■ REQUEST:
Find the string "diagram" in the data, then copy every line where it is found.

⁂

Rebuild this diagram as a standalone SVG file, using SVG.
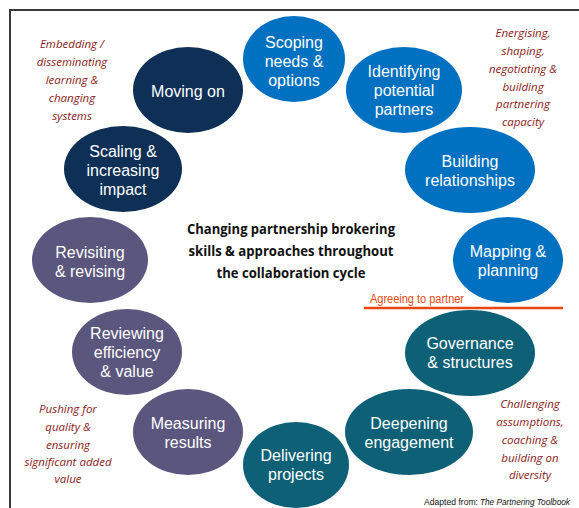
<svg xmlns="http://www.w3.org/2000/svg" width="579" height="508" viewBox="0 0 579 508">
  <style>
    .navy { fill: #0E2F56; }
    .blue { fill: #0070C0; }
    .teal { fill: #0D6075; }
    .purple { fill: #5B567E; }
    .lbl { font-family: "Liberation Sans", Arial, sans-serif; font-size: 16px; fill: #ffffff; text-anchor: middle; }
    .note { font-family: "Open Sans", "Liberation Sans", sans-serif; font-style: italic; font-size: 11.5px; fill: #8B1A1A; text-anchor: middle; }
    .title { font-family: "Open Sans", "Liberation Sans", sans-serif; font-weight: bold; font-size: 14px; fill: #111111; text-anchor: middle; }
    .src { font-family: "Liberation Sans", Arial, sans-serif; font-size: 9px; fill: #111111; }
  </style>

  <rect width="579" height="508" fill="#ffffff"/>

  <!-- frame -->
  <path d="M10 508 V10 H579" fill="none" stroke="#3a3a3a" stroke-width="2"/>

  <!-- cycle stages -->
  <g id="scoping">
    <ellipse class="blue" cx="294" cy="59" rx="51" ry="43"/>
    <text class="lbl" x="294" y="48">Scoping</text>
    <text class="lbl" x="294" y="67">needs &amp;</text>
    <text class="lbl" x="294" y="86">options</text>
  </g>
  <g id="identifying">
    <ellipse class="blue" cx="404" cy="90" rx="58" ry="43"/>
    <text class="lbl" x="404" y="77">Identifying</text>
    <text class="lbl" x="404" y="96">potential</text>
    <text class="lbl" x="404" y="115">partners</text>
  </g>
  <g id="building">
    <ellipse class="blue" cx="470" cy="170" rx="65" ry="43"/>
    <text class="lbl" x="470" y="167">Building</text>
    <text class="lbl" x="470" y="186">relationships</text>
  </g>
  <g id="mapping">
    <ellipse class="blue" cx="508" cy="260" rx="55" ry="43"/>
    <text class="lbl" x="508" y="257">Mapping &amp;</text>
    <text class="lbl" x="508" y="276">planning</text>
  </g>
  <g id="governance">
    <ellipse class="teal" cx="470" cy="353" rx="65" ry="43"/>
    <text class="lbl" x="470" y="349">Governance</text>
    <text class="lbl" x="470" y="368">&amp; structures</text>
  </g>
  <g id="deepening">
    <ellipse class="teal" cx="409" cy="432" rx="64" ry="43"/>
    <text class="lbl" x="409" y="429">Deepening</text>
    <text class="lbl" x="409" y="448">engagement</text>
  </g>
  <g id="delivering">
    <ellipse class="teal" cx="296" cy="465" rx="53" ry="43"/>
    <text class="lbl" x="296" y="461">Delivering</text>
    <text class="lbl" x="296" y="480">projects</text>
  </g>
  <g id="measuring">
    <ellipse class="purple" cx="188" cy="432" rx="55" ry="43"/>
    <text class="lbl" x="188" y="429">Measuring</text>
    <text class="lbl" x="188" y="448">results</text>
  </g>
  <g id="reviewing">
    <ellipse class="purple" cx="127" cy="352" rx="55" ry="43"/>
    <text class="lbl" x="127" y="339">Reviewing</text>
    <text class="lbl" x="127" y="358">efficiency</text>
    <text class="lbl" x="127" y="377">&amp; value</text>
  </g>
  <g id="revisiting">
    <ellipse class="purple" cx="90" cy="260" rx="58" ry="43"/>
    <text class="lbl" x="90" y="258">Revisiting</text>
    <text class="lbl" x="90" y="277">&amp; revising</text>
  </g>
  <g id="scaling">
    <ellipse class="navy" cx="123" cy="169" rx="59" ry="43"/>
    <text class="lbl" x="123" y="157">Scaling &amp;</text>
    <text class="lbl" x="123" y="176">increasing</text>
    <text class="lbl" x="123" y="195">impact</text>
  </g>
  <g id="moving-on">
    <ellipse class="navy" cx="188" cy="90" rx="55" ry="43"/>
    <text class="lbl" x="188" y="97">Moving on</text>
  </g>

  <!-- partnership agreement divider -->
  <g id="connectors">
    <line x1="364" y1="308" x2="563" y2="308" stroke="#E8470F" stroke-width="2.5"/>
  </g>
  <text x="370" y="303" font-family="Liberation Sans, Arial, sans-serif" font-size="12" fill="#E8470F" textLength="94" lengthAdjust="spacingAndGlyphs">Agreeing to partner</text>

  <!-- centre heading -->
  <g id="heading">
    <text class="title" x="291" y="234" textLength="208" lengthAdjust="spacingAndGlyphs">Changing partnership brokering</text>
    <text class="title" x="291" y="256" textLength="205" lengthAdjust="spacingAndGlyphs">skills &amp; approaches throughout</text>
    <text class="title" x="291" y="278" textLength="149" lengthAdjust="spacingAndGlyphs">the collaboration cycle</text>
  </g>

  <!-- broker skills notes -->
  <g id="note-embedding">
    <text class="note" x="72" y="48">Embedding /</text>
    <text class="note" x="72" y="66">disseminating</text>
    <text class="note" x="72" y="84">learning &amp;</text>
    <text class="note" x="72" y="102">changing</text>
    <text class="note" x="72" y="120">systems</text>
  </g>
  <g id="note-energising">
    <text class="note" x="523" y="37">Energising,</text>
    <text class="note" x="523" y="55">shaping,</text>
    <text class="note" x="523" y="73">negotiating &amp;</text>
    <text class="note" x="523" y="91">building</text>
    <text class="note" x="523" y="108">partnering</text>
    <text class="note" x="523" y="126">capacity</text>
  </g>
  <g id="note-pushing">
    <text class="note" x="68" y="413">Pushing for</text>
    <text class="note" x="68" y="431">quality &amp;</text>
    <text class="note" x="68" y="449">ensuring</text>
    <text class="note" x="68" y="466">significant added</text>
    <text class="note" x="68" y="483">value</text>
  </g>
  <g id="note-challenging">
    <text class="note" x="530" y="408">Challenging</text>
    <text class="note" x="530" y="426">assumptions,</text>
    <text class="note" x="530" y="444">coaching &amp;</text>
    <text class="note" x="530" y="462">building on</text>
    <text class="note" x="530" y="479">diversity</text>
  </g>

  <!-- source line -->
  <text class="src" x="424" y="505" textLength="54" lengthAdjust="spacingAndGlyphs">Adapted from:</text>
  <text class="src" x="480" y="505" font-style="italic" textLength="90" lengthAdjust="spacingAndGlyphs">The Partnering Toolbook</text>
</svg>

⁂

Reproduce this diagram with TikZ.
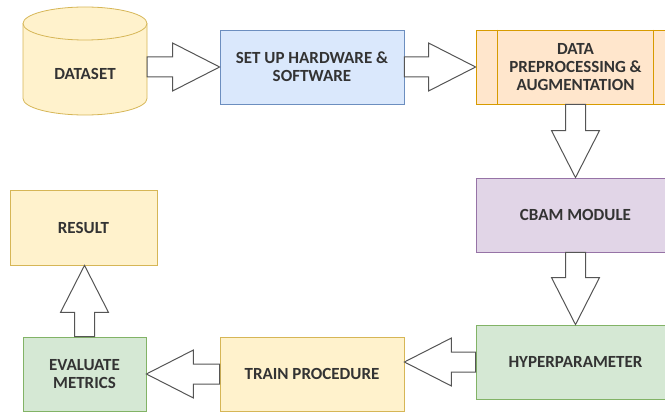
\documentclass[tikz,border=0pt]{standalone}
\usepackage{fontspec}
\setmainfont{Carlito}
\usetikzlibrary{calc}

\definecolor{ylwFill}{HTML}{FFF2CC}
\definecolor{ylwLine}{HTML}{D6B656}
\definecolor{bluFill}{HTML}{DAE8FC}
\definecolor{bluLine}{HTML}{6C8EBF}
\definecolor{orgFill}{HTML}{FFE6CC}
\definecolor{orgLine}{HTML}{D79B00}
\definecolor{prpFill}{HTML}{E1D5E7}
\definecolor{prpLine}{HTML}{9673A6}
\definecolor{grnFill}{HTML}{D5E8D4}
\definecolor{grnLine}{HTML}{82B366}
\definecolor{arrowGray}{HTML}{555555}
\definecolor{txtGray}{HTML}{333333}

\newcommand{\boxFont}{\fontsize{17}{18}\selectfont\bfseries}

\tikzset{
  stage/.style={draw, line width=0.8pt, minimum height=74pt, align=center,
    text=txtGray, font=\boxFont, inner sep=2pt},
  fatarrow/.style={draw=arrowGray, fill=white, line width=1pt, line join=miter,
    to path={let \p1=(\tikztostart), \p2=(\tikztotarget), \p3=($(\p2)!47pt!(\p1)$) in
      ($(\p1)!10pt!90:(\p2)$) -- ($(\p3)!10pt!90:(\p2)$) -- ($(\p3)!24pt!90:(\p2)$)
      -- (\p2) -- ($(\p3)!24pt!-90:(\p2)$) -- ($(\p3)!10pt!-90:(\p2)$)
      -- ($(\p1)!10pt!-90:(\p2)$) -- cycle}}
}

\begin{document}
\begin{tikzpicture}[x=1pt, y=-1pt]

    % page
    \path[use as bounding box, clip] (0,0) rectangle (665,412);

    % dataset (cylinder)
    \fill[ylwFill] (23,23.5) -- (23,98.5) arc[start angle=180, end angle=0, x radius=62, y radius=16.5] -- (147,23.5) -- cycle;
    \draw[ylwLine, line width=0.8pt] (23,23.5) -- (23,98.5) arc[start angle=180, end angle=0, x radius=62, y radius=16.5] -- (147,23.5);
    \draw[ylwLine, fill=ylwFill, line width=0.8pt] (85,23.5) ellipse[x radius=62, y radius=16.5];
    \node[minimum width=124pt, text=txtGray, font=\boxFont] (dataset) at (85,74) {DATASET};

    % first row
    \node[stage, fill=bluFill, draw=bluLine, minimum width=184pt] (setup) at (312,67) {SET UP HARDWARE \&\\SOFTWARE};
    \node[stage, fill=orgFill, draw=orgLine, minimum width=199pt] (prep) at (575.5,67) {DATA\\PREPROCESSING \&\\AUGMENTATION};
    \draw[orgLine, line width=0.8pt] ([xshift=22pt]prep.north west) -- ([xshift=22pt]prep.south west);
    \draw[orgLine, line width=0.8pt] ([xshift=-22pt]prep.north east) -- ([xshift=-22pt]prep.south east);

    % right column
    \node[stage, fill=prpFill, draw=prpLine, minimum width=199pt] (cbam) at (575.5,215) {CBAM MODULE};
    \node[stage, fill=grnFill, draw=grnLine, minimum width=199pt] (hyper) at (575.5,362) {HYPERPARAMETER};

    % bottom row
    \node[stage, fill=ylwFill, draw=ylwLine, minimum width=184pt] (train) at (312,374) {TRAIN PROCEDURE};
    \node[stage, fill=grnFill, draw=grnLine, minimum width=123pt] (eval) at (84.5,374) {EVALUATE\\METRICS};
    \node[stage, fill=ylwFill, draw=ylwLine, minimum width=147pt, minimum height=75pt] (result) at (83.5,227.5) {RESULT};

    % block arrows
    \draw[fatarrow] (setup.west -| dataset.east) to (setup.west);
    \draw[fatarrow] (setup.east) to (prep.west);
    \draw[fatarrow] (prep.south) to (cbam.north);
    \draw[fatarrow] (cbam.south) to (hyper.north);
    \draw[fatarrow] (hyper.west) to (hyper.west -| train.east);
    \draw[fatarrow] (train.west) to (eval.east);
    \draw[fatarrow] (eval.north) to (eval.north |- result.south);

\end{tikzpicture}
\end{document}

⁂

■ WRITTEN REPLY:
Rebuild this diagram as a standalone SVG file, using SVG.
Reproduce this diagram with TikZ.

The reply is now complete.